When we asked Corey if the barrels are moved around at all during the four-year aging process, he explained that the taste of each barrel varies based on its spot, and they don’t want to interfere with that process. (Other distilleries move barrels throughout the aging process to keep the taste of the final product uniform. It’s similar to your outdoor gas grill; even if all the knobs are turned to the highest setting, the back center and the front left never give the same sear, so you rotate your meat. Here at New Riff, there is no rotating.)

“Also, moving them around would be a lot of manual labor,” he added with a smile.

He wasn’t kidding. Each barrel weighs over 500 pounds, and when I surreptitiously tried shifting one of them, it didn’t budge. There’s an entire apparatus of specialized elevators and hoists (think forklifts) that deal with the transport once the bourbon matures and is ready to be bottled.

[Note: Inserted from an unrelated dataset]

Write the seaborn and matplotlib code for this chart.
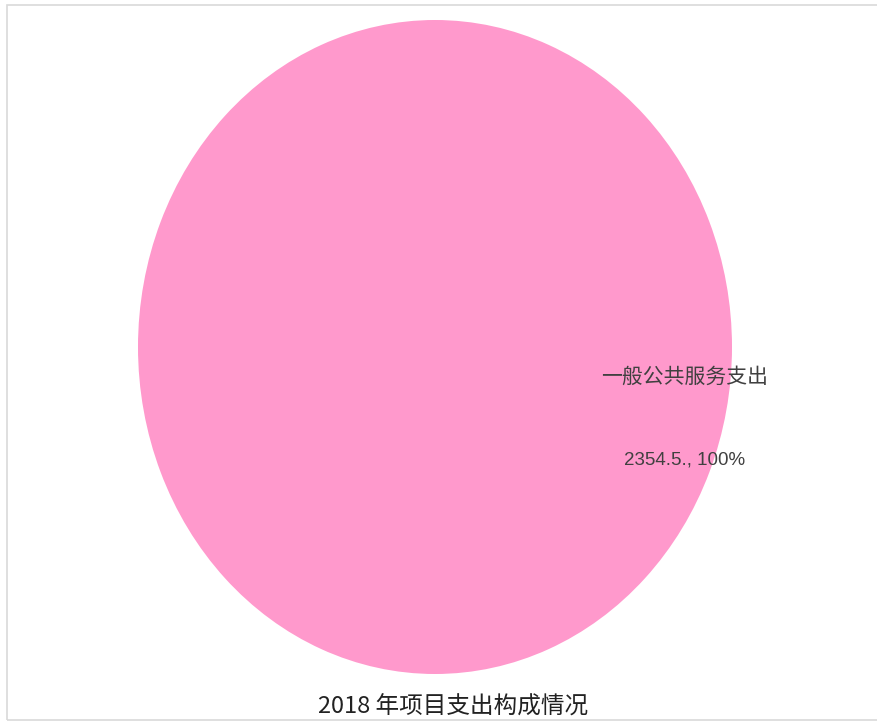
import matplotlib
matplotlib.use("Agg")
import matplotlib.pyplot as plt
import matplotlib.patches as mpatches
import seaborn as sns

# data
categories = ['一般公共服务支出']
values = [2354.5]
value_labels = ['2354.5., 100%']
title = '2018 年项目支出构成情况'

sns.set_theme(style='white')
plt.rcParams['font.family'] = ['Noto Sans CJK SC', 'DejaVu Sans']

colors = ['#FF99CC']

fig = plt.figure(figsize=(8.78, 7.22), dpi=100)
ax = fig.add_axes([138 / 878, 48 / 722, 594 / 878, 654 / 722])

wedges, _ = ax.pie(values, colors=colors, startangle=90, counterclock=False,
                   radius=1, wedgeprops=dict(linewidth=0))
ax.set_aspect('auto')
ax.set_xlim(-1, 1)
ax.set_ylim(-1, 1)
ax.axis('off')

# labels
ax.text(0.84, -0.09, categories[0], ha='center', va='center',
        fontsize=15, color='#404040')
ax.text(0.84, -0.346, value_labels[0], ha='center', va='center',
        fontsize=13.5, color='#404040',
        family=['Liberation Sans Narrow', 'Liberation Sans', 'DejaVu Sans'])

fig.text(0.516, 0.02, title, ha='center', va='center', fontsize=17, color='#222222')

# outer frame
border = mpatches.Rectangle((7 / 878, 2 / 722), 1.0, 715 / 722, transform=fig.transFigure,
                            fill=False, edgecolor='#d9d9d9', linewidth=1.2)
fig.patches.append(border)

fig.savefig('out.png', dpi=100)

Prior to slumbering in the rickhouses, the mash bill of non-GMO grains at 65% corn, 30% rye, and 5% malted barley that make up the bourbon recipe are mixed with a special limestone water used in the distilling. This water, which comes from the Ohio River Alluvial Aquifer, is loaded with minerals, naturally filtered, and stays at an ideal constant cool temperature the entire year. The New Riff distillery sits on this aquifer, giving it access to some of the best water in all of Kentucky.

Corey told us that each standard New Riff bottle is made from bourbon taken from 50 different barrels, blended in large proofing tanks and diluted with water that’s been filtered by reverse osmosis (the water is added to lower the alcohol content). Connoisseurs prefer their bourbon from one single barrel instead of the standard blended version, Corey explained, because it will have the flavor unique to that barrel. Those with stronger stomachs appreciate “cask strength” alcohol levels; the bourbon is bottled straight from the barrel and no water is added to proof down the alcohol content.

The bourbon we would be sampling was single barrel at cask strength. But we weren’t just here for the tour; we were on a mission. The distillery was ready to produce its first kosher run, and it was our job to select the barrel that would premiere for kosher consumers.